Burundi rights activist handed five-year term

This association was the main rights movement in the country until the regime shut it down after a political crisis erupted in 2015. FILE PHOTO

What you need to know:

  • Several human rights activists have been jailed in recent years, including Germain Ruvakuki, who was last April sentenced to 32 years for "insurrection", because he was a member of one of the civic bodies that led street protests against Nkurunziza's third term in 2015.

A Burundian activist has been jailed for five years accused of preparing reports on human rights abuses for a banned organisation, militant and legal sources said Tuesday.
Nestor Nibitanga, who was convicted and sentenced on Monday, "long ran our office in Gitega" in central Burundi, said Pierre-Claver Mbonimpa, the exiled president of the Association for the Protection of Human Rights and Detained Persons (APRODEH).

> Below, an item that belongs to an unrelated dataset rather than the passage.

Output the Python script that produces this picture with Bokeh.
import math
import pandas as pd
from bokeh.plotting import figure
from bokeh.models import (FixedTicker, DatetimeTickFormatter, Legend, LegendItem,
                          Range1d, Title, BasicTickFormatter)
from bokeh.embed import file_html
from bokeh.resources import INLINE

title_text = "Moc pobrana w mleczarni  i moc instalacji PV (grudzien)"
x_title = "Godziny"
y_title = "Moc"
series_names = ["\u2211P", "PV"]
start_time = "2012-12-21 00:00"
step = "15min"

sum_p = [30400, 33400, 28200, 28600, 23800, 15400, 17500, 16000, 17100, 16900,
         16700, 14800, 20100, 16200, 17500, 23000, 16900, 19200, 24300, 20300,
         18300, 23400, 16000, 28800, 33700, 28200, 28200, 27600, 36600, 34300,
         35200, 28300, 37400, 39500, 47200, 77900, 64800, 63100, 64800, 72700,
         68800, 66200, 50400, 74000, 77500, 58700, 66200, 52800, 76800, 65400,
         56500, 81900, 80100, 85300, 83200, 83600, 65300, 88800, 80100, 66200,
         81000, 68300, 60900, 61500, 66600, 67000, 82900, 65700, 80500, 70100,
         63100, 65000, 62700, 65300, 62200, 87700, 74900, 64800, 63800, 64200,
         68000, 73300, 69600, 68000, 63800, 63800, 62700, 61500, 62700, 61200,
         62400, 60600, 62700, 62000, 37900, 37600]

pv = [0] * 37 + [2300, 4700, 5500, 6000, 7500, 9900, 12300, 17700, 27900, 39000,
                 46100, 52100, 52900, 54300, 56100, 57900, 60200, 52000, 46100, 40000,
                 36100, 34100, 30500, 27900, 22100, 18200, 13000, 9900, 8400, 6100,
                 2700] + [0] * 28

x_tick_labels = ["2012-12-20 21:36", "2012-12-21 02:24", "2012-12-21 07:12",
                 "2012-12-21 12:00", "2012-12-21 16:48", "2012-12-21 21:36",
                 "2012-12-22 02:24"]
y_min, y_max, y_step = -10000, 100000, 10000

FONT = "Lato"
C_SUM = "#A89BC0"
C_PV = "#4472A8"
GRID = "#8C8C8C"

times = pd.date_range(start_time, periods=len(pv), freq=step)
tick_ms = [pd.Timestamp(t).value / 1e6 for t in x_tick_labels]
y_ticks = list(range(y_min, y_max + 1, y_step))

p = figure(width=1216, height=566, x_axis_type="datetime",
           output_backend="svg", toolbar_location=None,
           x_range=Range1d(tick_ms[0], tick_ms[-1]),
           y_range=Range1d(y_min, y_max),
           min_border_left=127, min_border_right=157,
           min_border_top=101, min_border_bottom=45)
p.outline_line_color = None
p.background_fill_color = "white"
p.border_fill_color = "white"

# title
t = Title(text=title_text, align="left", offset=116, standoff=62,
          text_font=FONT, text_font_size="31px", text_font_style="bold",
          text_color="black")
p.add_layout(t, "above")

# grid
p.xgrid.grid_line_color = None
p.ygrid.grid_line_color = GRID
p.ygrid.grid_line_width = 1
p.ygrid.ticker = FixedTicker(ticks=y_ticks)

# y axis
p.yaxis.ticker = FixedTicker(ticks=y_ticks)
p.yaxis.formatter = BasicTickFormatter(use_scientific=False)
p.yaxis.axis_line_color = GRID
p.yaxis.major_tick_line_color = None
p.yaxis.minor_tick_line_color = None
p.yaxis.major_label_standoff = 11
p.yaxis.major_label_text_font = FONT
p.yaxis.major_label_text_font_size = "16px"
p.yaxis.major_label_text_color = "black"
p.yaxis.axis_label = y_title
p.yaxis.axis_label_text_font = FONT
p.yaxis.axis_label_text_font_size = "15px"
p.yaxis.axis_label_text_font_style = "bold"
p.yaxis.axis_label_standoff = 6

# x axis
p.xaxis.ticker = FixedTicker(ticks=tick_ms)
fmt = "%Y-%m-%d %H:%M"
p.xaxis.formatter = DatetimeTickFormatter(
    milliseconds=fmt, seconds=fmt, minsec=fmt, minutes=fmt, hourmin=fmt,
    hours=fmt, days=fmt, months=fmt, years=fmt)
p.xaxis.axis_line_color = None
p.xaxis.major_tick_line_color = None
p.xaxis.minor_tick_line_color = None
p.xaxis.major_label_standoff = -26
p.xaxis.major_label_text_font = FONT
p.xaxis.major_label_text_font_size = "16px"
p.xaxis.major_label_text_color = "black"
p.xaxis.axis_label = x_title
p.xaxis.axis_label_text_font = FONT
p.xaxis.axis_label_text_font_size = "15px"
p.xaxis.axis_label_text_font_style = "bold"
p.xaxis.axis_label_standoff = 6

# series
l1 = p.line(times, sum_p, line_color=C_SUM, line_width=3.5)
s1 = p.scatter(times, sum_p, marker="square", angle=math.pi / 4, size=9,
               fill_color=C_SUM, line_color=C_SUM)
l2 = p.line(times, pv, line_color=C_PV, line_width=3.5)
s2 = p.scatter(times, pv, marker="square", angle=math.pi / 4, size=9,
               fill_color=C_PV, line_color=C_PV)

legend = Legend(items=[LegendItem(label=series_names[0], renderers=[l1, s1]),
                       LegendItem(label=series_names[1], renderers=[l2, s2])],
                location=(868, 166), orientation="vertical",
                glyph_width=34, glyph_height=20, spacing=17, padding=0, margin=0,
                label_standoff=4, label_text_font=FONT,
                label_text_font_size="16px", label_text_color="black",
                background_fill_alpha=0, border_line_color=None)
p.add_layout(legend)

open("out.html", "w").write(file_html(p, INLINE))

This association was the main rights movement in the country until the regime shut it down after a political crisis erupted in 2015.
"He was sentenced on Monday morning by the Mukaza high court (in the capital Bujumbura) to five years of penal servitude for having continued to submit reports on human rights once APRODEH had been struck off by the government," Mbonimpa told AFP.

Nibitanga's lawyer, Fabien Segatwa, confirmed the sentence to AFP, but stressed that his client had for three years been working with the Burundian National Network of human rights organsations, which is still authorised to function. In this capacity, he should not have been convicted, Segatwa said.
Nibitanga was arrested in Gitega on November 21, 2017, by the National Intelligence Service (SNR) and transferred to Rumonge prison in the southwest, where he has been held since.

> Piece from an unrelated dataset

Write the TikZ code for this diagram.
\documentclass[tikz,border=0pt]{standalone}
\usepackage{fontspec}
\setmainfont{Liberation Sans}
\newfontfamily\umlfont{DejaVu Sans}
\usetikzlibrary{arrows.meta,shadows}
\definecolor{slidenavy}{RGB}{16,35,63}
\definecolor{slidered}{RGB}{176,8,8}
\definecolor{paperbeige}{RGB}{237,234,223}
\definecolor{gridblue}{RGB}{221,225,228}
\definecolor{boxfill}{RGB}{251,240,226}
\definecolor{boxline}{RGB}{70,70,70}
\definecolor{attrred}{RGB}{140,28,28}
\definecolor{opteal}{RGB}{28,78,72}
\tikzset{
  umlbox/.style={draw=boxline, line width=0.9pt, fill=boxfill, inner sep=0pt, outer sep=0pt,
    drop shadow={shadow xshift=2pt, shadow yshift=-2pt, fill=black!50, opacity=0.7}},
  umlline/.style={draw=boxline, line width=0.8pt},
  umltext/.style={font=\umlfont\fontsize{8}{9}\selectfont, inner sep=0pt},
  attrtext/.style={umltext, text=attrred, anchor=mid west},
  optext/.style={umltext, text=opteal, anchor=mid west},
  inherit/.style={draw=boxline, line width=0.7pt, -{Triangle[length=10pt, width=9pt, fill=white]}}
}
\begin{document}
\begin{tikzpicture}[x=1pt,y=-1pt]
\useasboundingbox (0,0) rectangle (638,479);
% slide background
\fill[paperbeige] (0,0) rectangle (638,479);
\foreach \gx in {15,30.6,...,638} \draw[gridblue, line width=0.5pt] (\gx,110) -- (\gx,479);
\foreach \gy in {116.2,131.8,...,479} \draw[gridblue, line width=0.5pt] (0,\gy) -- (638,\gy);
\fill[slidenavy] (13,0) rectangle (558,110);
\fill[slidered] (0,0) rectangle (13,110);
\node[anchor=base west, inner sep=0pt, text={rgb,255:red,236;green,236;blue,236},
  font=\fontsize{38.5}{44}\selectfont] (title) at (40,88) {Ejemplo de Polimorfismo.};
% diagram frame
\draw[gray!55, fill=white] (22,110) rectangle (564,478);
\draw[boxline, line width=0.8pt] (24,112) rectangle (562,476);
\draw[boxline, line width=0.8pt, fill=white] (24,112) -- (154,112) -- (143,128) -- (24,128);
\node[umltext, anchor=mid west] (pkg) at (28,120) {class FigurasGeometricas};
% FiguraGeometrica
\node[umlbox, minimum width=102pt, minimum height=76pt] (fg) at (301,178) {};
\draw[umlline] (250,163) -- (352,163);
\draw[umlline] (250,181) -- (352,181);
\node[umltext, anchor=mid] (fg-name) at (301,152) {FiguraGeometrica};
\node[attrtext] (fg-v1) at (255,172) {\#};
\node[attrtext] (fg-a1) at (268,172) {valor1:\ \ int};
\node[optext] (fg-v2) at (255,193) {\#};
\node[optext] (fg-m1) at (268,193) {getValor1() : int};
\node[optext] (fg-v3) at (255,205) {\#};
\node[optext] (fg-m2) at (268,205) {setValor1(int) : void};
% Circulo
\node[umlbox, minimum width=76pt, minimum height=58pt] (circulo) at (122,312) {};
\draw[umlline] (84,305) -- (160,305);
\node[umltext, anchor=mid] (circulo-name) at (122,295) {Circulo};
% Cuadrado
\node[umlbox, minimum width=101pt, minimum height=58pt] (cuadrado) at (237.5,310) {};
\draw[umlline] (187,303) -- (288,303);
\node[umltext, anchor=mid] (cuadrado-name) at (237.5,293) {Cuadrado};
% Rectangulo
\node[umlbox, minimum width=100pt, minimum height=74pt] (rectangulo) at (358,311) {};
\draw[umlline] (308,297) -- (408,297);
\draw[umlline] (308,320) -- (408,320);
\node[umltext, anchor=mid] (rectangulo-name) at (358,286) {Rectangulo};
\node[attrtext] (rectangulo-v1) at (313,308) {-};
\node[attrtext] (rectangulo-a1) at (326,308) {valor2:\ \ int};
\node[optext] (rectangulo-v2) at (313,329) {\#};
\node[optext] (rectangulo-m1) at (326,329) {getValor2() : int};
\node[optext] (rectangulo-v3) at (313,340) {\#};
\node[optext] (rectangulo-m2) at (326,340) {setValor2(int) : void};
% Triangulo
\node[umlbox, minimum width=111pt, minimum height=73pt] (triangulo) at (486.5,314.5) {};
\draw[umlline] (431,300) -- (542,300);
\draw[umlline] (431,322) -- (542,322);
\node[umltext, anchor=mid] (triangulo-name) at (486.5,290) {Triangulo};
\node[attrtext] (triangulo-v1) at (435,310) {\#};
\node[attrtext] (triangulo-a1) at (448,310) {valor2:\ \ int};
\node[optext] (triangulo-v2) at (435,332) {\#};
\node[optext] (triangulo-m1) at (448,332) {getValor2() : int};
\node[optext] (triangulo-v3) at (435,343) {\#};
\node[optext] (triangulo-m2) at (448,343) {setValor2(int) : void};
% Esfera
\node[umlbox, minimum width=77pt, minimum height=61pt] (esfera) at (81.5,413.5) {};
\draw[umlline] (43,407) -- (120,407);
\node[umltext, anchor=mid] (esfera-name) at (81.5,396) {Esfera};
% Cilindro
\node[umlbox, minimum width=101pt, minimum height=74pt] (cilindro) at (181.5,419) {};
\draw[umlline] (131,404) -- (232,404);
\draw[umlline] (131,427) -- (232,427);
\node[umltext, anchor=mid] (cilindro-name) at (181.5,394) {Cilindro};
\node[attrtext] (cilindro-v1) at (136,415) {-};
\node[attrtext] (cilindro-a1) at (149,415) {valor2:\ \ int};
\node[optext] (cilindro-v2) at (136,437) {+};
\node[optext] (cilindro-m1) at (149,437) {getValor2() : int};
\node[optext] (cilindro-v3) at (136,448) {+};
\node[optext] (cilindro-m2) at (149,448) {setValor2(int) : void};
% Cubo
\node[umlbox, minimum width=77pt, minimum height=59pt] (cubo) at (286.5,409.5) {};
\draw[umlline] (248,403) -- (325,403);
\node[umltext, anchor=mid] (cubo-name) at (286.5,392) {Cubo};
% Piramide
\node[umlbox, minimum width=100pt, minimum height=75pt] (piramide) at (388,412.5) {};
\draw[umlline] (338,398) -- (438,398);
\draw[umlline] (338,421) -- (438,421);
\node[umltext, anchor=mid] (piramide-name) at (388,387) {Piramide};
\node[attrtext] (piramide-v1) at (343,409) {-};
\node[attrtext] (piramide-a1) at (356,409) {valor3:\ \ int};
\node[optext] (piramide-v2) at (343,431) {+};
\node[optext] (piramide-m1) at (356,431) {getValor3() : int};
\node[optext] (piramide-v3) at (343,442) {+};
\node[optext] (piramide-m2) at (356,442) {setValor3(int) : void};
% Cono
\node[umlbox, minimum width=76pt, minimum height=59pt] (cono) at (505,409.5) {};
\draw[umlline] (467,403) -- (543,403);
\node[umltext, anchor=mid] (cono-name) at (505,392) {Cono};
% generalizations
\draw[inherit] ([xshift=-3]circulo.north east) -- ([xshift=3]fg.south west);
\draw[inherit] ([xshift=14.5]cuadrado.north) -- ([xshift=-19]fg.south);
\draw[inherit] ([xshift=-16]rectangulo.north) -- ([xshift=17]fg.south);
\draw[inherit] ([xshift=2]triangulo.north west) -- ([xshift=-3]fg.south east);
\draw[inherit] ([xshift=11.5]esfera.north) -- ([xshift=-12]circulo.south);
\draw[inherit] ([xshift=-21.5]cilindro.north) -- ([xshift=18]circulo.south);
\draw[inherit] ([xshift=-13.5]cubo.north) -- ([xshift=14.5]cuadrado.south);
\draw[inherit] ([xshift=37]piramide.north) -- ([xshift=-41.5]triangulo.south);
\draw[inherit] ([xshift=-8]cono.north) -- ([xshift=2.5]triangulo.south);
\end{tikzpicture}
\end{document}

"Those in power pursue the repression of independent civil society, but in any case, we didn't expect anything else from a judiciary that takes orders from the executive," Mbonimpa told AFP.
"At least he wasn't tortured and killed like other activists or (political) opponents arrested by this regime, even if he copped a free jail term," added the APRODEH chief, who was seriously wounded in an attempt on his life in August 2015.

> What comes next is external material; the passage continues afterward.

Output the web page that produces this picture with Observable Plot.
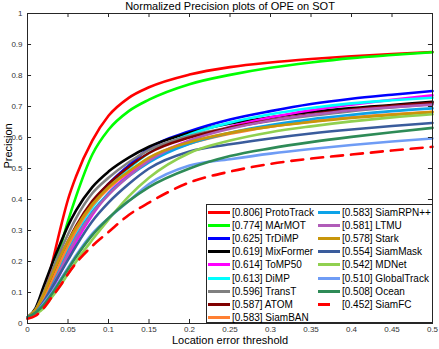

Burundi plunged into political crisis after the ruling party nominated President Pierre Nkurunziza for a third term in office, which his foes said was banned by the constitution.

The mandate was criticised by opposition politicians, civil society, the Roman Catholic Church, but Nkurunziza's followers foiled a coup bid and he was duly re-elected.
Several human rights activists have been jailed in recent years, including Germain Ruvakuki, who was last April sentenced to 32 years for "insurrection", because he was a member of one of the civic bodies that led street protests against Nkurunziza's third term in 2015.

At the beginning of June, the 54-year-old Nkurunziza announced that he would not stand for another term in office in 2020.
His announcement came just after the adoption of a new constitution under which the head of state could remain in office until 2034.